If you are particularly susceptible to motion sickness, then you should consider joining a Similan Islands trip in February to April, when the seas are very calm.

Is dive insurance for customers included in the cruise price?

Some operators provide insurance. For details please review the "Safety" information section for each boat. Phuket now has 2 (expensive) recompression chambers. We recommend you have your own personal dive insurance, for your own peace of mind:

Get your travel and diving insurance from World Nomads

Is Malaria a problem?

All the destinations for Thailand diving safaris are free of Malaria.

Can a non-diver go on a liveaboard?

Non-divers and snorkellers are always welcome on board. Most of the dive sites visited offer good snorkelling too, particularly liveaboards to Similan Islands. Do bear in mind though that the Thailand diving cruises are designed for scuba, not snorkelling. Prices for non-divers are usually discounted 10%, sometimes more, but please ask for exact details. Although this sounds quite a small discount, boat operators will tell you that if you are not underwater then you will be on the boat eating all the food! Anyway, you are taking the space that would otherwise be available to a diver.

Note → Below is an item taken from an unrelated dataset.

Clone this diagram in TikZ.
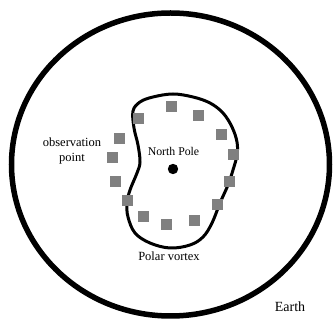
\documentclass[tikz,border=0pt]{standalone}
\usepackage{fontspec}
\setmainfont{Liberation Serif}
\begin{document}
\begin{tikzpicture}[x=1pt,y=-1pt,
  obs/.style={draw=none,fill=black!50,minimum size=11pt,inner sep=0pt},
  lbl/.style={inner sep=0pt,font=\fontsize{12.5}{14}\selectfont}]
\useasboundingbox (0,0) rectangle (333,320);
\draw[line width=5.5pt] (170.5,164.5) ellipse [x radius=159, y radius=151.5];
\draw[line width=3pt] plot[smooth cycle, tension=0.6] coordinates {
 (133,111) (140,102) (153,97) (173,94) (193,97) (210,103) (223,113) (232,127)
 (237,142) (237,155) (233,170) (228,185) (220,203) (212,223) (203,237) (190,245)
 (170,248) (150,243) (135,233) (128,217) (127,203) (130,190) (137,173)
 (140,162) (138,145) (134,128)};
\foreach \p [count=\i] in {(138,119),(171,107),(198,116),(221,135),(233,155),(229,182),(217,205),(194,221),(166,225),(143,217),(127,201),(115,182),(112,158),(119,139)}
  \node[obs] (s\i) at \p {};
\fill (173,169) circle (5.2pt) coordinate (pole);
\node[lbl,font=\fontsize{11.8}{14}\selectfont] (np) at (173.5,151) {North Pole};
\node[lbl,align=center,font=\fontsize{12.5}{14.5}\selectfont] (op) at (72,151) {observation\\point};
\node[lbl] (pv) at (169,256) {Polar vortex};
\node[lbl,font=\fontsize{14}{16}\selectfont] (earth) at (290,307) {Earth};
\end{tikzpicture}
\end{document}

Do I have to share a cabin?

Space on liveaboard boats is the ultimate premium and single cabins are extremely rare and expensive. Unless we manage to book you a single cabin, you will be expected to share. It may be, if the boat is not full and there are an odd number of passengers, that you can have your own cabin, but this situation can not be guaranteed. The only way to guarantee a cabin for yourself is to pay for 2 beds! Please review the 'Cabins' information section of each Phuket charter for more details on the types of cabin available.

Can I explore the beaches at the islands?

You have 3 hours surface interval between dives, so as long as you are not travelling between sites, you are free to do want you want on board Similan liveaboards. Please do advise the tour leader before and each time you disembark from the boat.

What about tipping?

Tipping in Thailand is entirely a matter of choice. If your liveaboard charter met or exceeded your expectations, you may wish to leave a tip of up to 10% of your cruise price. Smaller tips are welcome too!

Will I see sharks?

We certainly hope so! Leopard sharks and white-tip reef sharks are the most common and seen on all Similans trips. Nurse sharks and silver-tip sharks can be seen quite commonly on Burma liveaboards. Whale sharks sightings are pretty frequent too - keep your fingers crossed!

Manta rays sightings have been very common recently, and you will always see blue-spotted sting rays, marble rays, and fantail rays.